Inzwischen ist der Hype um die Miniserie fast schon wieder verflogen. Höchste Zeit also, dass auch ich mich endlich der Sichtung von „Chernobyl“ widme. Aufgrund der extrem positiven Kritiken, waren die Erwartung hoch. Sehr hoch. Fast schon nicht mehr messbar. Wie die alles zerstörende Strahlung. Ob auch mich die Serie außergewöhnlich stark mitreißen konnte und somit zur besten Serie aller Zeiten wurde, lest ihr in der folgenden Besprechung… ⚡⚛⚡

Chernobyl (2019) | © Polyband
Meine persönlichen Erinnerungen an Tschernobyl
Ich kann mich noch recht gut an die Katastrophe von Tschernobyl erinnern. Damals war ich 5 Jahre alt und weiß noch ziemlich genau, wie geschockt meine Eltern waren. Natürlich habe ich die Hintergründe nicht genau verstanden, doch es war für mich das auslösende Ereignis, warum ich Atomkraft bis heute extrem kritisch sehe. Akut hat es für mich damals bedeutet, nicht zum Spielen nach draußen zu dürfen. Schon gar nicht in den Sandkasten. Noch Jahre danach ist das Thema immer wieder dann aufgekommen, wenn Pilze auf dem Speiseplan standen, da gewisse Pilzarten bis heute radioaktiv belastet sind. Das Unglück von Tschernobyl gehört zu meinen spezifischen Kindheitserinnerungen, genauer auseinandergesetzt habe ich mich damit jedoch nie.

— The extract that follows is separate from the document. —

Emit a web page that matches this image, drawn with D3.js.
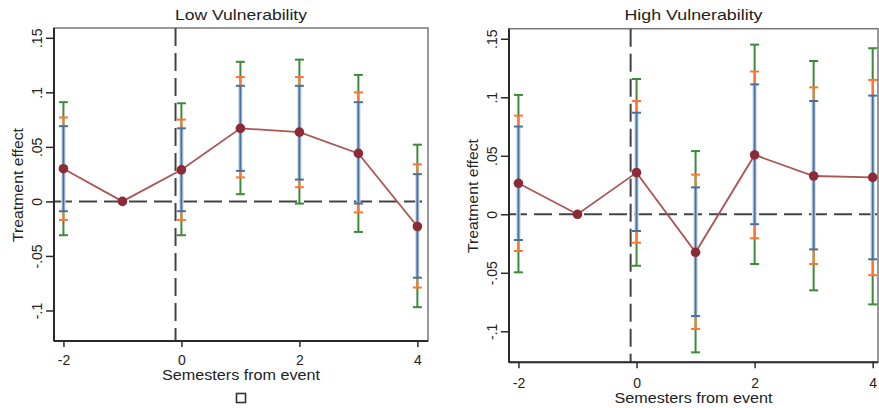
<!DOCTYPE html>
<html>
<head>
<meta charset="utf-8">
<script src="https://cdn.jsdelivr.net/npm/d3@7"></script>
<style>
  html, body { margin: 0; padding: 0; background: #fff; }
  svg { display: block; }
  text { font-family: "Liberation Sans", Arial, sans-serif; fill: #222; }
</style>
</head>
<body>
<svg id="chart" width="879" height="408"></svg>
<script>
// ---------- data ----------
const periods = [-2, -1, 0, 1, 2, 3, 4];
const yTickValues = [-0.1, -0.05, 0, 0.05, 0.1, 0.15];
const yTickLabels = ["-.1", "-.05", "0", ".05", ".1", ".15"];
const xTickValues = [-2, 0, 2, 4];
const xTickLabels = ["-2", "0", "2", "4"];
const panelTitles = ["Low Vulnerability", "High Vulnerability"];
const xTitle = "Semesters from event";
const yTitle = "Treatment effect";
const eventLine = -0.1;

// Low vulnerability
const lowEst      = [0.030, 0, 0.029, 0.067, 0.0635, 0.044, -0.023];
const lowBlueLo   = [-0.009, null, -0.009, 0.028, 0.020, -0.002, -0.070];
const lowBlueHi   = [0.069, null, 0.067, 0.106, 0.106, 0.091, 0.025];
const lowOrangeLo = [-0.017, null, -0.017, 0.022, 0.013, -0.010, -0.079];
const lowOrangeHi = [0.077, null, 0.075, 0.114, 0.114, 0.100, 0.034];
const lowGreenLo  = [-0.031, null, -0.031, 0.0066, -0.002, -0.028, -0.097];
const lowGreenHi  = [0.091, null, 0.090, 0.128, 0.130, 0.116, 0.052];

// High vulnerability
const highEst      = [0.0265, 0, 0.0356, -0.0325, 0.0507, 0.0327, 0.0316];
const highBlueLo   = [-0.022, null, -0.0143, -0.087, -0.0085, -0.030, -0.0385];
const highBlueHi   = [0.075, null, 0.0868, 0.023, 0.111, 0.0968, 0.1014];
const highOrangeLo = [-0.0314, null, -0.0243, -0.098, -0.0205, -0.0425, -0.052];
const highOrangeHi = [0.0843, null, 0.0968, 0.0339, 0.122, 0.1085, 0.1148];
const highGreenLo  = [-0.0496, null, -0.044, -0.118, -0.0425, -0.065, -0.077];
const highGreenHi  = [0.102, null, 0.1156, 0.054, 0.145, 0.131, 0.1419];

// ---------- drawing ----------
const svg = d3.select("#chart");

const colors = {
  green: "#3b8b3b",
  orange: "#ff7433",
  blue: "#46719f",
  blueHalo: "#d0dcea",
  line: "#aa5656",
  point: "#8c2a36",
  ref: "#444",
  axis: "#2a2a2a",
  frame: "#777"
};

const panels = [
  {
    title: panelTitles[0],
    est: lowEst,
    ci: [
      {lo: lowGreenLo, hi: lowGreenHi, color: colors.green},
      {lo: lowOrangeLo, hi: lowOrangeHi, color: colors.orange},
      {lo: lowBlueLo, hi: lowBlueHi, color: colors.blue, halo: true}
    ],
    box: {l: 54, t: 28, r: 428, b: 341},
    xDomain: [-2.16, 4.18],
    yDomain: [-0.128, 0.159],
    titleY: 20, xLabY: 365, xTitleY: 380, yLabX: 42, yTitleX: 23, yTitleC: 185,
    titleLen: 132,
    square: true
  },
  {
    title: panelTitles[1],
    est: highEst,
    ci: [
      {lo: highGreenLo, hi: highGreenHi, color: colors.green},
      {lo: highOrangeLo, hi: highOrangeHi, color: colors.orange},
      {lo: highBlueLo, hi: highBlueHi, color: colors.blue, halo: true}
    ],
    box: {l: 509, t: 28.7, r: 878, b: 362.3},
    xDomain: [-2.16, 4.09],
    yDomain: [-0.1265, 0.1586],
    titleY: 20, xLabY: 388, xTitleY: 403, yLabX: 497, yTitleX: 478, yTitleC: 196,
    titleLen: 138,
    square: false
  }
];

panels.forEach(p => {
  const g = svg.append("g");
  const x = d3.scaleLinear().domain(p.xDomain).range([p.box.l, p.box.r]);
  const y = d3.scaleLinear().domain(p.yDomain).range([p.box.b, p.box.t]);
  const cx = (p.box.l + p.box.r) / 2;

  // frame
  g.append("rect")
    .attr("x", p.box.l).attr("y", p.box.t)
    .attr("width", p.box.r - p.box.l).attr("height", p.box.b - p.box.t)
    .attr("fill", "none").attr("stroke", colors.frame).attr("stroke-width", 1.5);

  // reference lines
  g.append("line")
    .attr("x1", p.box.l).attr("x2", p.box.r)
    .attr("y1", y(0)).attr("y2", y(0))
    .attr("stroke", colors.ref).attr("stroke-width", 2)
    .attr("stroke-dasharray", "18,7");
  g.append("line")
    .attr("x1", x(eventLine)).attr("x2", x(eventLine))
    .attr("y1", p.box.t).attr("y2", p.box.b)
    .attr("stroke", colors.ref).attr("stroke-width", 2)
    .attr("stroke-dasharray", "18,7");

  // y axis
  const yAxis = d3.axisLeft(y).tickValues(yTickValues)
    .tickFormat((d, i) => yTickLabels[i]).tickSize(8).tickSizeOuter(0);
  const ya = g.append("g").attr("transform", `translate(${p.box.l},0)`).call(yAxis);
  ya.select(".domain").attr("stroke", colors.axis).attr("stroke-width", 2)
    .attr("d", `M0,${p.box.t}V${p.box.b}`);
  ya.selectAll(".tick line").attr("stroke", colors.axis).attr("stroke-width", 1.5);
  ya.selectAll(".tick text")
    .attr("x", 0).attr("dy", null)
    .attr("transform", `translate(${p.yLabX - p.box.l},0) rotate(-90)`)
    .attr("text-anchor", "middle")
    .attr("font-size", 14)
    .style("font-family", '"Liberation Sans", Arial, sans-serif')
    .attr("fill", "#222");

  // x axis
  const xAxis = d3.axisBottom(x).tickValues(xTickValues)
    .tickFormat((d, i) => xTickLabels[i]).tickSize(6).tickSizeOuter(0);
  const xa = g.append("g").attr("transform", `translate(0,${p.box.b})`).call(xAxis);
  xa.select(".domain").attr("stroke", colors.axis).attr("stroke-width", 2)
    .attr("d", `M${p.box.l},0H${p.box.r}`);
  xa.selectAll(".tick line").attr("stroke", colors.axis).attr("stroke-width", 1.5);
  xa.selectAll(".tick text")
    .attr("y", p.xLabY - p.box.b).attr("dy", null)
    .attr("font-size", 14)
    .style("font-family", '"Liberation Sans", Arial, sans-serif')
    .attr("fill", "#222");

  // CIs
  p.ci.forEach(c => {
    const idx = periods.map((d, i) => i).filter(i => c.lo[i] !== null);
    if (c.halo) {
      g.selectAll(null).data(idx).enter().append("line")
        .attr("x1", i => x(periods[i])).attr("x2", i => x(periods[i]))
        .attr("y1", i => y(c.lo[i])).attr("y2", i => y(c.hi[i]))
        .attr("stroke", colors.blueHalo).attr("stroke-width", 4.5);
    }
    g.selectAll(null).data(idx).enter().append("line")
      .attr("x1", i => x(periods[i])).attr("x2", i => x(periods[i]))
      .attr("y1", i => y(c.lo[i])).attr("y2", i => y(c.hi[i]))
      .attr("stroke", c.color).attr("stroke-width", 2);
    [c.lo, c.hi].forEach(arr => {
      g.selectAll(null).data(idx).enter().append("line")
        .attr("x1", i => x(periods[i]) - 4.5).attr("x2", i => x(periods[i]) + 4.5)
        .attr("y1", i => y(arr[i])).attr("y2", i => y(arr[i]))
        .attr("stroke", c.color).attr("stroke-width", 2);
    });
  });

  // estimate line
  const line = d3.line().x((d, i) => x(periods[i])).y(d => y(d));
  g.append("path").datum(p.est)
    .attr("d", line).attr("fill", "none")
    .attr("stroke", colors.line).attr("stroke-width", 1.8);
  g.selectAll(null).data(p.est).enter().append("circle")
    .attr("cx", (d, i) => x(periods[i])).attr("cy", d => y(d))
    .attr("r", 4.8).attr("fill", colors.point);

  // titles
  g.append("text").attr("x", cx).attr("y", p.titleY)
    .attr("text-anchor", "middle").attr("font-size", 15)
    .attr("textLength", p.titleLen)
    .attr("lengthAdjust", "spacingAndGlyphs")
    .text(p.title);
  g.append("text").attr("x", cx).attr("y", p.xTitleY)
    .attr("text-anchor", "middle").attr("font-size", 14)
    .attr("textLength", 158).attr("lengthAdjust", "spacingAndGlyphs")
    .text(xTitle);
  g.append("text")
    .attr("transform", `translate(${p.yTitleX},${p.yTitleC}) rotate(-90)`)
    .attr("text-anchor", "middle").attr("font-size", 14)
    .attr("textLength", 114).attr("lengthAdjust", "spacingAndGlyphs")
    .text(yTitle);

  if (p.square) {
    g.append("rect").attr("x", 236.5).attr("y", 393.5)
      .attr("width", 9).attr("height", 9)
      .attr("fill", "#fff").attr("stroke", "#333").attr("stroke-width", 1.6);
  }
});
</script>
</body>
</html>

Mein Bezug zu der Katastrophe war demnach entsprechend diffus und sehr durch meine persönliche Perspektive geprägt. Spätestens mit dem Unglück von Fukushima sind die Erinnerungen wieder präsenter geworden. Nun also die Katastrophe in einer mehr oder minder leicht verdaulichen Unterhaltungsserie. Wer hätte gedacht, dass dieser Ansatz so gut funktioniert? Und können wir in Zukunft noch mehr Katastrophen in Serienform erwarten? Oder ist „Chernobyl“ besonders, weil die Katastrophe so sehr in unserem kollektiven Bewusstsein verankert ist?
Real wirkender Katastrophen-Horror
Mich erinnert die dramaturgische Aufbereitung der Katastrophe ein wenig an David Simons „The Wire“. Zwar gibt es Personen, die im Fokus der Geschichte stehen, jedoch werden in den unterschiedlichen Episoden stets neue Perspektiven eingebracht. Wenn sich in der zweiten Staffel von „The Wire“ der Fokus z.B. auf den Hafen von Baltimore verlagert, nimmt sich „Chernobyl“ in der vierten Episode den Liquidatoren an, die in der verstrahlten Zone die Tiere erlegen. In einer anderen Episode stehen u.a. die Bergbauarbeiter im Mittelpunkt, welche die Sicherungsmaßnahmen gegen die Kontamination des Grundwassers durchführen. Eine Wahl haben sie nicht.
Durch diese erzählerische Vielfalt bekommen wir als Zuschauer ein gutes Gesamtbild über alle Elemente der Katastrophe. In der letzten Episode läuft schließlich alles zusammen, es gibt endlich Erklärungen und auch emotional wird die Geschichte noch einmal verarbeitet. Gerade die dokumentarischen Aufnahmen der letzte 10 Minuten haben mich so richtig mitgenommen. Wahnsinn. So sehr sogar, dass ich mich gefragt habe, ob eine Doku-Serie nicht der noch gelungenere Weg hätte sein können, um sich dem Unglück von Tschernobyl retrospektiv zu nähern. Gefilmtes Material scheint ja ausreichend vorhanden zu sein.
Fazit
Es ist nicht wirklich überraschend, dass auch mich „Chernobyl“ sehr gepackt hat. Zweifellos eine beeindruckende Serie. Aber die beste Serie aller Zeiten? Soweit würde ich nicht gehen. Einige Szenen schienen mir doch sehr dramaturgisch aufbereitet, was im Rahmen einer TV-Serie natürlich Sinn macht. Gerne hätte ich eine ausführliche dokumentarische Aufarbeitung des Themas gesehen. Jedoch ist „Chernobyl“ auch als inszeniertes Drama eine herausragende Serie, die in ihrem Genre alles aus der tragischen Geschichte herausholt. Sehr empfehlenswert: 9/10 (9.2) Punkte.